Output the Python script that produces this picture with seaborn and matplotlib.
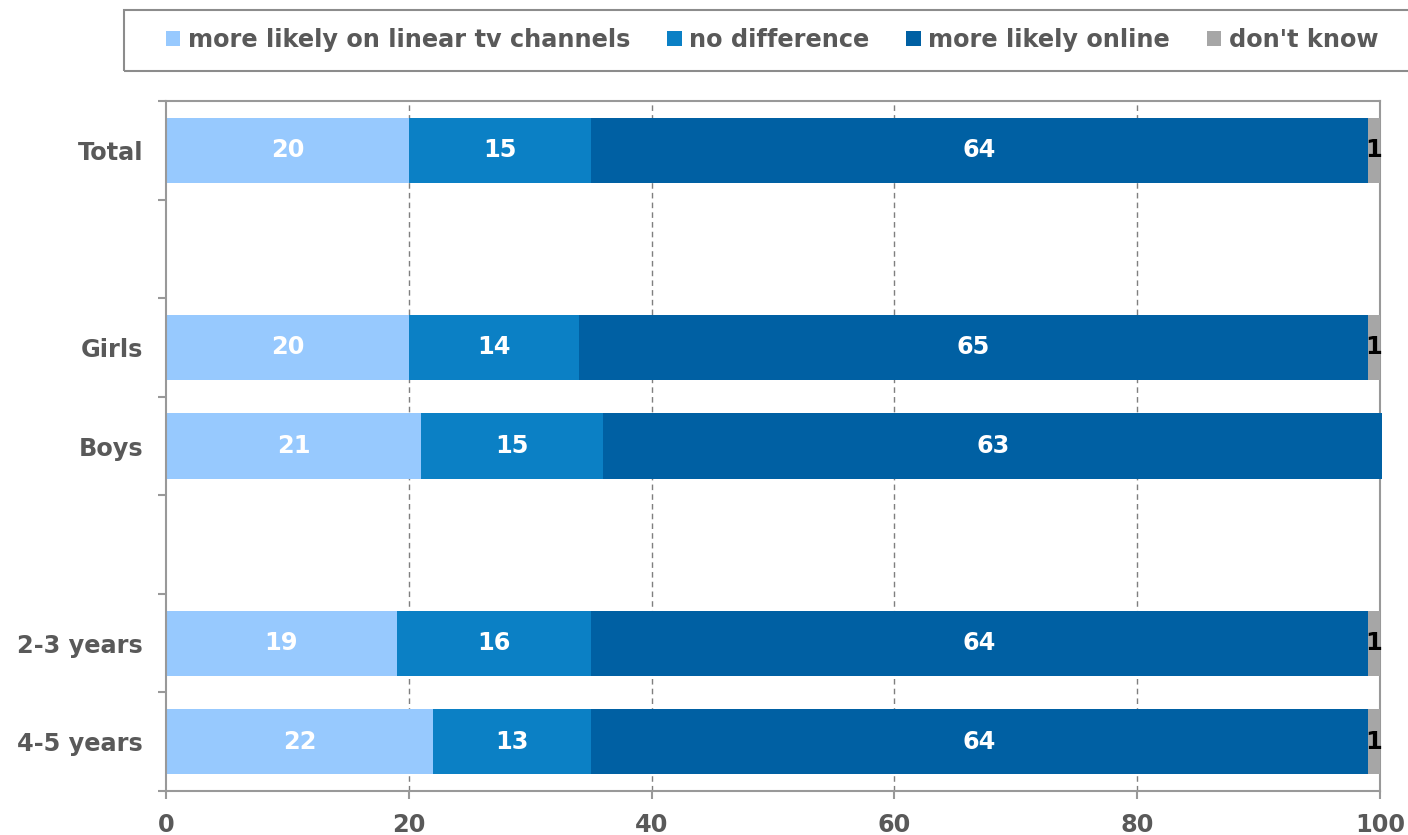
import numpy as np
import pandas as pd
import matplotlib
matplotlib.use("Agg")
import matplotlib.pyplot as plt
import seaborn as sns
from matplotlib.patches import Patch, Rectangle

categories = ["Total", "", "Girls", "Boys", " ", "2-3 years", "4-5 years"]
series = ["more likely on linear tv channels", "no difference", "more likely online", "don't know"]
linear_tv = [20, 0, 20, 21, 0, 19, 22]
no_difference = [15, 0, 14, 15, 0, 16, 13]
online = [64, 0, 65, 64.2, 0, 64, 64]
dont_know = [1, 0, 1, 0, 0, 1, 1]
label_linear = ["20", "", "20", "21", "", "19", "22"]
label_nodiff = ["15", "", "14", "15", "", "16", "13"]
label_online = ["64", "", "65", "63", "", "64", "64"]
label_dk = ["1", "", "1", "", "", "1", "1"]
x_ticks = [0, 20, 40, 60, 80, 100]

colors = ["#97C9FE", "#0B80C5", "#0060A3", "#A6A6A6"]
text_colors = ["white", "white", "white", "black"]
grey_text = "#595959"
spine_col = "#999999"
FS = 17.3

sns.set_theme(style="white")
plt.rcParams["font.family"] = ["DejaVu Sans"]
plt.rcParams["font.weight"] = "bold"

fig = plt.figure(figsize=(14.08, 8.35), dpi=100)
ax = fig.add_axes([166/1408, 1-791/835, (1380-166)/1408, (791-101)/835])

vals = np.array([linear_tv, no_difference, online, dont_know], dtype=float)
cum = np.cumsum(vals, axis=0)
labels = [label_linear, label_nodiff, label_online, label_dk]

# draw cumulative layers from largest to smallest
for i in range(3, -1, -1):
    df = pd.DataFrame({"cat": categories, "val": cum[i]})
    sns.barplot(data=df, y="cat", x="val", order=categories, orient="h",
                color=colors[i], saturation=1, width=0.66, ax=ax,
                edgecolor="none", linewidth=0, zorder=3)

for p in ax.patches:
    p.set_clip_on(False)

for i in range(4):
    starts = cum[i] - vals[i]
    for j, cat in enumerate(categories):
        if labels[i][j]:
            ax.text(starts[j] + vals[i][j] / 2, j, labels[i][j], ha="center", va="center",
                    color=text_colors[i], fontsize=FS, fontweight="bold", zorder=5)

ax.set_xlim(0, 100)
ax.set_ylim(6.5, -0.5)
ax.set_xticks(x_ticks)
ax.set_xticklabels([str(t) for t in x_ticks])
ax.set_xlabel("")
ax.set_ylabel("")

ax.set_yticks(range(len(categories)))
ax.set_yticklabels(categories)
ax.set_yticks(np.arange(-0.5, 7, 1), minor=True)
ax.tick_params(axis="y", which="major", length=0, pad=16.5, labelsize=FS, labelcolor=grey_text)
ax.tick_params(axis="y", which="minor", length=5.5, width=1.5, color=spine_col, direction="out", left=True)
ax.tick_params(axis="x", which="major", length=5.5, width=1.5, color=spine_col, direction="out",
               bottom=True, pad=10, labelsize=FS, labelcolor=grey_text)
for t in ax.get_xticklabels() + ax.get_yticklabels():
    t.set_fontweight("bold")

for name, s in ax.spines.items():
    s.set_visible(True)
    s.set_color(spine_col)
    s.set_linewidth(1.5)
    s.set_zorder(2 if name == "right" else 6)

for xv in x_ticks[1:-1]:
    ax.axvline(xv, color="#7F7F7F", linestyle=(0, (4, 3)), linewidth=1.0, zorder=1)

handles = [Patch(facecolor=c, edgecolor="none") for c in colors]
leg = fig.legend(handles, series, loc="center", bbox_to_anchor=(772/1408, 1-40/835),
                 ncol=4, frameon=False, handlelength=0.6, handleheight=0.6,
                 handletextpad=0.3, columnspacing=1.55,
                 prop={"size": FS, "weight": "bold"})
for t in leg.get_texts():
    t.set_color(grey_text)

fig.patches.append(Rectangle((124/1408, 1-71/835), (1420-124)/1408, 61/835,
                             transform=fig.transFigure, fill=False,
                             edgecolor="#8C8C8C", linewidth=1.5))

fig.savefig("out.png", dpi=100)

━━━

• _What the task requires_
Exactly restate the lines from the beginning of the data through the line with "from matplotlib.patches import", and no others, keeping pictures out.

• _Result of this exercise_
Output the Python script that produces this picture with seaborn and matplotlib.
import numpy as np
import pandas as pd
import matplotlib
matplotlib.use("Agg")
import matplotlib.pyplot as plt
import seaborn as sns
from matplotlib.patches import Patch, Rectangle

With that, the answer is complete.